Creamy Veggie and Chicken Soup

Prep Time 15 minutes
Cook Time 45 minutes
Total Time 1 hour
Servings 4 servings


  • 2 tablespoons olive oil
  • 1 large leek chopped
  • 2 cloves garlic minced
  • 1 pound boneless skinless chicken thighs cubed
  • Sea salt and freshly ground black pepper to taste
  • 5 cups low sodium chicken broth or use bone broth
  • 1 14-oz. can full fat coconut milk
  • 2 cups chopped carrots
  • 2 cups diced winter squash such as butternut, acorn squash, etc.
  • 2 cups broccoli florets
  • 2 cups chopped kale
  • 4 cups spinach
  • 2 teaspoons ground sage
  • 2 teaspoons minced thyme


  • In a large pot over medium heat, heat the oil.
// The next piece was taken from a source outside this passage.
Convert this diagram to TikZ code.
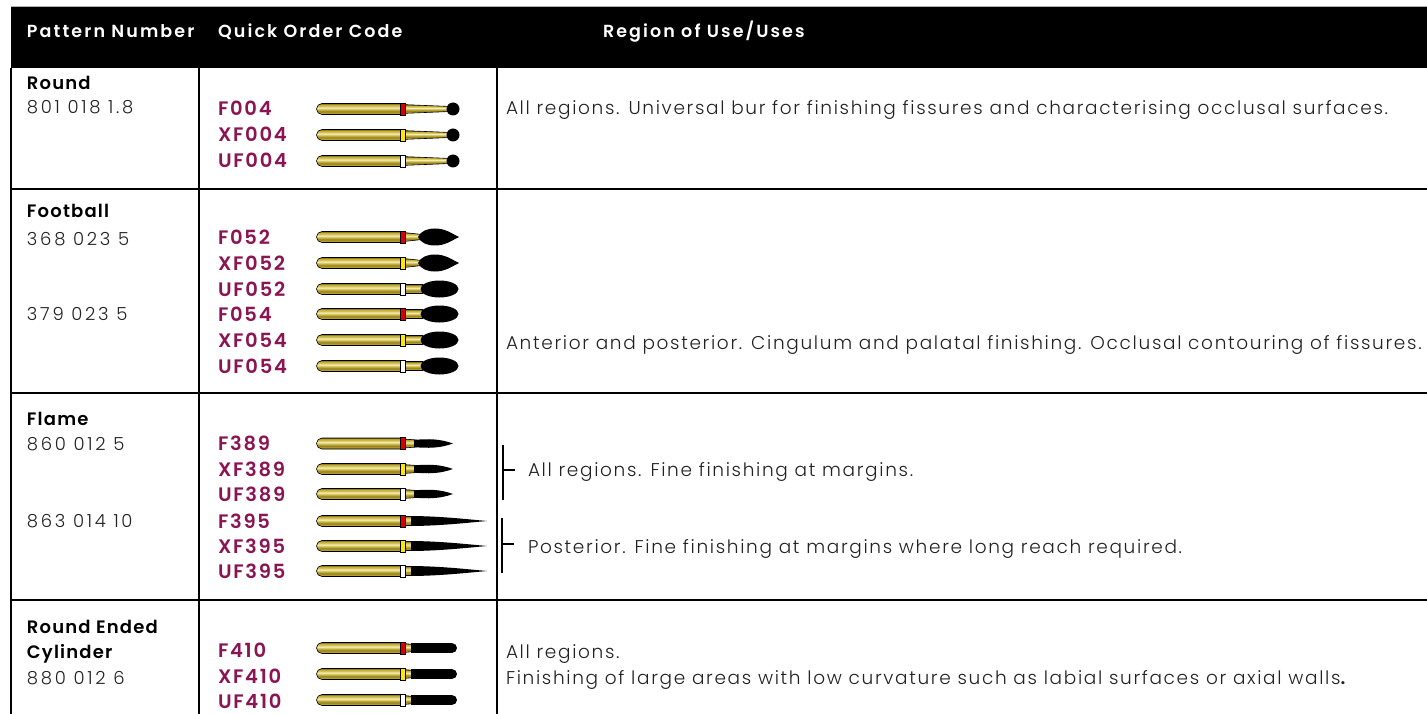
\documentclass[tikz,border=0pt]{standalone}
\usepackage{fontspec}
\setmainfont{Poppins}[UprightFont=* Light, BoldFont=* SemiBold]
\definecolor{codec}{HTML}{8B1452}
\definecolor{txt}{HTML}{222222}
\definecolor{gA}{HTML}{6E5F14}
\definecolor{gB}{HTML}{B8A030}
\definecolor{gC}{HTML}{958222}
\definecolor{gD}{HTML}{C9B440}
\definecolor{gE}{HTML}{F5EFB8}
\definecolor{gF}{HTML}{D4C255}
\definecolor{gG}{HTML}{BFA93A}
\pgfdeclareverticalshading{goldsh}{100bp}{color(0bp)=(gA); color(25bp)=(gA); color(31bp)=(gB); color(39bp)=(gC); color(47bp)=(gD); color(56bp)=(gE); color(63bp)=(gF); color(70bp)=(gG); color(75bp)=(gA); color(100bp)=(gA)}
\newcommand\fhdr{\fontsize{17.5}{21}\selectfont\bfseries\addfontfeatures{LetterSpace=12}}
\newcommand\fname{\fontsize{18}{21}\selectfont\bfseries\addfontfeatures{LetterSpace=6.5}}
\newcommand\fnum{\fontsize{18}{21}\selectfont\addfontfeatures{LetterSpace=15}}
\newcommand\fcode{\fontsize{19.5}{23}\selectfont\bfseries\addfontfeatures{LetterSpace=9}}
\newcommand\fdesc{\fontsize{18.5}{22}\selectfont\addfontfeatures{LetterSpace=9}}
\tikzset{
  every node/.style={inner sep=0pt, outer sep=0pt},
  hdr/.style={anchor=base west, text=white, font=\fhdr},
  pname/.style={anchor=base west, text=black, font=\fname},
  pnum/.style={anchor=base west, text=txt, font=\fnum},
  code/.style={anchor=base west, text=codec, font=\fcode},
  desc/.style={anchor=base west, text=txt, font=\fdesc},
  grid/.style={line width=1.4pt, black},
  brk/.style={line width=1.2pt, black},
  shaft/.style={shading=goldsh, draw=black, line width=0.6pt},
  pics/shank/.style={code={
    \shadedraw[shaft] (401,-5.5) -- (322,-5.5) .. controls (319,-5.5) and (316.5,-3) .. (316.5,0) .. controls (316.5,3) and (319,5.5) .. (322,5.5) -- (401,5.5) -- cycle;
    \filldraw[fill=#1, draw=black, line width=0.5pt] (400.5,-6) rectangle (405.5,6);
  }},
  pics/ball/.style={code={
    \shadedraw[shaft] (405.5,-4.3) -- (448,-2.6) -- (448,2.6) -- (405.5,4.3) -- cycle;
    \fill[black] (453,0) circle[radius=6.5];
  }},
  pics/footp/.style={code={
    \shadedraw[shaft] (405.5,-4.3) -- (421,-2.6) -- (421,2.6) -- (405.5,4.3) -- cycle;
    \fill[black] (418,0) .. controls (421,-6) and (427,-8.5) .. (435,-8.5) .. controls (445,-8.5) and (451,-4) .. (459,0) .. controls (451,4) and (445,8.5) .. (435,8.5) .. controls (427,8.5) and (421,6) .. (418,0) -- cycle;
  }},
  pics/footr/.style={code={
    \shadedraw[shaft] (405.5,-4.3) -- (422,-4.3) -- (422,4.3) -- (405.5,4.3) -- cycle;
    \fill[black] (439.5,0) ellipse[x radius=19, y radius=8.5];
  }},
  pics/flames/.style={code={
    \shadedraw[shaft] (405.5,-4.3) -- (416,-3.6) -- (416,3.6) -- (405.5,4.3) -- cycle;
    \fill[black] (414,-3.6) .. controls (428,-4.8) and (440,-4.8) .. (453,0) .. controls (440,4.8) and (428,4.8) .. (414,3.6) -- cycle;
  }},
  pics/flamel/.style={code={
    \shadedraw[shaft] (405.5,-4.5) -- (412,-4.5) -- (412,4.5) -- (405.5,4.5) -- cycle;
    \fill[black] (411,-5) .. controls (440,-4.8) and (465,-2) .. (487,0) .. controls (465,2) and (440,4.8) .. (411,5) -- cycle;
  }},
  pics/cyl/.style={code={
    \shadedraw[shaft] (405.5,-4.3) -- (413,-3.6) -- (413,3.6) -- (405.5,4.3) -- cycle;
    \fill[black] (411,-4.8) -- (452.2,-4.8) .. controls (454.8,-4.8) and (457,-2.7) .. (457,0) .. controls (457,2.7) and (454.8,4.8) .. (452.2,4.8) -- (411,4.8) -- cycle;
  }},
}
\begin{document}
\begin{tikzpicture}[x=1pt,y=-1pt]
\useasboundingbox (0,0) rectangle (1427,714);
\fill[white] (0,0) rectangle (1427,714);
% header
\fill[black] (11,7) rectangle (1427,68);
\draw[gray!60, line width=1pt] (11,6.5) -- (1427,6.5);
\node[hdr] (h1) at (27,38) {Pattern Number};
\node[hdr] (h2) at (218,38) {Quick Order Code};
\node[hdr] (h3) at (603,38) {Region of Use/Uses};
% grid
\draw[grid] (11,68) -- (11,714);
\draw[grid] (199,68) -- (199,714);
\draw[grid] (497,68) -- (497,714);
\draw[grid] (11,189) -- (1427,189);
\draw[grid] (11,393) -- (1427,393);
\draw[grid] (11,600) -- (1427,600);
% Round
\node[pname] (n1) at (27,89.5) {Round};
\node[pnum] (p1) at (27,113.5) {801 018 1.8};
\node[code] (c1) at (218,116) {F004};
\node[code] (c2) at (218,141.7) {XF004};
\node[code] (c3) at (218,167.3) {UF004};
\pic at (0,109) {shank=red!85!black}; \pic at (0,109) {ball};
\pic at (0,135) {shank=yellow!90!orange}; \pic at (0,135) {ball};
\pic at (0,161) {shank=white}; \pic at (0,161) {ball};
\node[desc] (d1) at (506,115) {All regions. Universal bur for finishing fissures and characterising occlusal surfaces.};
% Football
\node[pname] (n2) at (27,218) {Football};
\node[pnum] (p2) at (27,245) {368 023 5};
\node[pnum] (p3) at (27,320) {379 023 5};
\node[code] (c4) at (218,244) {F052};
\node[code] (c5) at (218,270) {XF052};
\node[code] (c6) at (218,296) {UF052};
\node[code] (c7) at (218,321) {F054};
\node[code] (c8) at (218,347) {XF054};
\node[code] (c9) at (218,373) {UF054};
\pic at (0,237) {shank=red!85!black}; \pic at (0,237) {footp};
\pic at (0,263) {shank=yellow!90!orange}; \pic at (0,263) {footp};
\pic at (0,289) {shank=white}; \pic at (0,289) {footr};
\pic at (0,314) {shank=red!85!black}; \pic at (0,314) {footr};
\pic at (0,340) {shank=yellow!90!orange}; \pic at (0,340) {footr};
\pic at (0,366) {shank=white}; \pic at (0,366) {footr};
\node[desc] (d2) at (506,349) {Anterior and posterior. Cingulum and palatal finishing. Occlusal contouring of fissures.};
% Flame
\node[pname] (n3) at (27,425.5) {Flame};
\node[pnum] (p4) at (27,450) {860 012 5};
\node[pnum] (p5) at (27,527) {863 014 10};
\node[code] (c10) at (218,450.7) {F389};
\node[code] (c11) at (218,476) {XF389};
\node[code] (c12) at (218,501) {UF389};
\node[code] (c13) at (218,528) {F395};
\node[code] (c14) at (218,553) {XF395};
\node[code] (c15) at (218,578) {UF395};
\pic at (0,443.5) {shank=red!85!black}; \pic at (0,443.5) {flames};
\pic at (0,469) {shank=yellow!90!orange}; \pic at (0,469) {flames};
\pic at (0,494) {shank=white}; \pic at (0,494) {flames};
\pic at (0,521) {shank=red!85!black}; \pic at (0,521) {flamel};
\pic at (0,546) {shank=yellow!90!orange}; \pic at (0,546) {flamel};
\pic at (0,571) {shank=white}; \pic at (0,571) {flamel};
\coordinate (b1t) at (503,445); \coordinate (b1b) at (503,500);
\coordinate (b1m) at (503,470); \coordinate (b1e) at (515,470);
\coordinate (b2t) at (502,518); \coordinate (b2b) at (502,573);
\coordinate (b2m) at (502,544); \coordinate (b2e) at (514,544);
\draw[brk] (b1t) -- (b1b); \draw[brk] (b1m) -- (b1e);
\draw[brk] (b2t) -- (b2b); \draw[brk] (b2m) -- (b2e);
\node[desc] (d3) at (528,476.5) {All regions. Fine finishing at margins.};
\node[desc] (d4) at (528,553) {Posterior. Fine finishing at margins where long reach required.};
% Round ended cylinder
\node[pname] (n4) at (27,633) {Round Ended};
\node[pname] (n5) at (27,658) {Cylinder};
\node[pnum] (p6) at (27,684) {880 012 6};
\node[code] (c16) at (218,657) {F410};
\node[code] (c17) at (218,683) {XF410};
\node[code] (c18) at (218,708.5) {UF410};
\pic at (0,648) {shank=red!85!black}; \pic at (0,648) {cyl};
\pic at (0,674) {shank=yellow!90!orange}; \pic at (0,674) {cyl};
\pic at (0,700) {shank=white}; \pic at (0,700) {cyl};
\node[desc] (d5) at (506,658) {All regions.};
\node[desc] (d6) at (506,684) {Finishing of large areas with low curvature such as labial surfaces or axial walls\textbf{.}};
\end{tikzpicture}
\end{document}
To the oil, add the leek and garlic and cook for 5 minutes.
  • To the pot, add the chicken and salt and pepper. Continue to cook until the chicken is tender and cooked through.
  • To the chicken mixture, add the remaining ingredients and stir. Turn heat back up to medium and cook for 15 minutes, until vegetables are tender. Serve warm.


SERVING SUGGESTION: Faux-tay-toes (Steam cauliflower till tender; drain; mash with grass fed butter, salt and pepper to taste till you get a mashed potatoes texture.